Iniciando esta série de artigos sobre o tema iluminação, decidi falar um pouco sobre as transformações da iluminação pública e a maneira como, atualmente, desenvolvemos os projetos no Brasil, fazendo um paralelo com os resultados que percebemos em outros locais.
Como tive oportunidade de vivenciar recentemente, como usuário, da iluminação de algumas cidades na Europa, percebo o quanto ainda existe diferença na concepção de um projeto luminotécnico. Mesmo com a atualização da NBR 5101 – Iluminação pública – procedimento em 2012 e sua fase de revisão iniciada em 2018, na prática temos visto a aplicação sem critério de projeto de luminária de LED na maior parte
das cidades do Brasil. O processo se inicia com um simples “de”/”para” que, em raras vezes, vem acompanhado de um estudo luminotécnico para embasar uma substituição ou um novo projeto.

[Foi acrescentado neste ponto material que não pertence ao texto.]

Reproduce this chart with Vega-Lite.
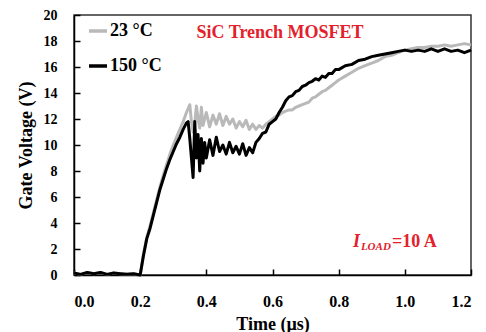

O que acontece é que temos ruas e avenidas com luz, mas muitas delas sem qualidade na necessidade visual das pessoas. Esta necessidade está ligada intrinsecamente à luz refletida no campo de visão do usuário. Iluminar as cidades é pensar em luminância e não somente em luminância horizontal, como Já temos definido em Norma. A luminância vertical que, em muitas vezes indiretamente acaba ontribuindo para a luminância horizontal, é fundamental para a percepção do ambiente urbano, do espaço onde circulamos e da tridimensionalidade do meio em que vivemos. Iluminar as fachadas, com o devido respeito que devemos ter para evitar a luz intrusa e a poluição luminosa, é propiciar a quem circula a pé por uma cidade uma melhor experiência visual, interagindo com o local e vivenciando a cidade por mais tempo.
Não somente fachadas, mas outras superfícies verticais como muros, paredes, paredões, jardins verticais, guarda corpos em passarelas, passagens e escadarias, são importantes de serem iluminados para compor o ambiente com a iluminação pública convencional que vai para o piso, gerando inclusive mais conforto visual devido à uniformidade visual e luz mais difusa com baixo ofuscamento. Para ficar mais claro, ninguém deveria pensar em iluminar sua residência somente iluminando o piso, com lâmpadas soltas em
pontos no teto da casa, “jogando” luz para o ambiente e ofuscando o usuário. Um projeto residencial de qualidade leva em conta diversos outros aspectos de qualidade da luz para as pessoas, valorizando o ambiente e tornando as pessoas mais felizes em diferentes cenários do ambiente residencial e em diferentes espaços de acordo com o uso de cada um.
Infelizmente, muitas vezes o que está sendo feito em nossas cidades é jogar luz no chão com o objetivo de “iluminar” tudo em prol de uma falsa sensação de segurança criada pelo excesso de luz. Fato este ainda é agravado pela disponibilidade de colocação dos pontos de iluminação nos postes da distribuidora de energia, com grande espaçamento, baixa altura de instalação, gerando alto ofuscamento e descontinuidade (baixa uniformidade). Já evoluímos com a necessidade de iluminar as calçadas e não somente das vias para os veículos, bem como levando em conta outros critérios de qualidade de projeto, mas ainda temos muito a evoluir com a necessidade de projetos que levem em conta não somente o
atingimento de índices normativos, mas que tragam novos conceitos e sejam adequados à qualidade de luz que esperamos propiciar para as pessoas, sejam elas residentes ou visitantes das cidades.
Precisamos pensar em certos ambientes, na criação de cenários noturnos, de acordo com a sua ocupação, seja pela quantidade de pessoas a cada horário, eventos, estações do ano ou outra necessidade específica. A qualidade da iluminação vai muito além do uso da tecnologia LED, da eficiência energética e da qualidade dos equipamentos utilizados que são de grande importância. A iluminação
pública deve ser pensada do ponto de vista da qualidade da iluminação e da necessidade das pessoas, de acordo com a criatividade do projetista, a luz como forma de interação social, convivência e sempre tendo em conta as imagens que levaremos dos locais que circularemos e visitaremos à noite.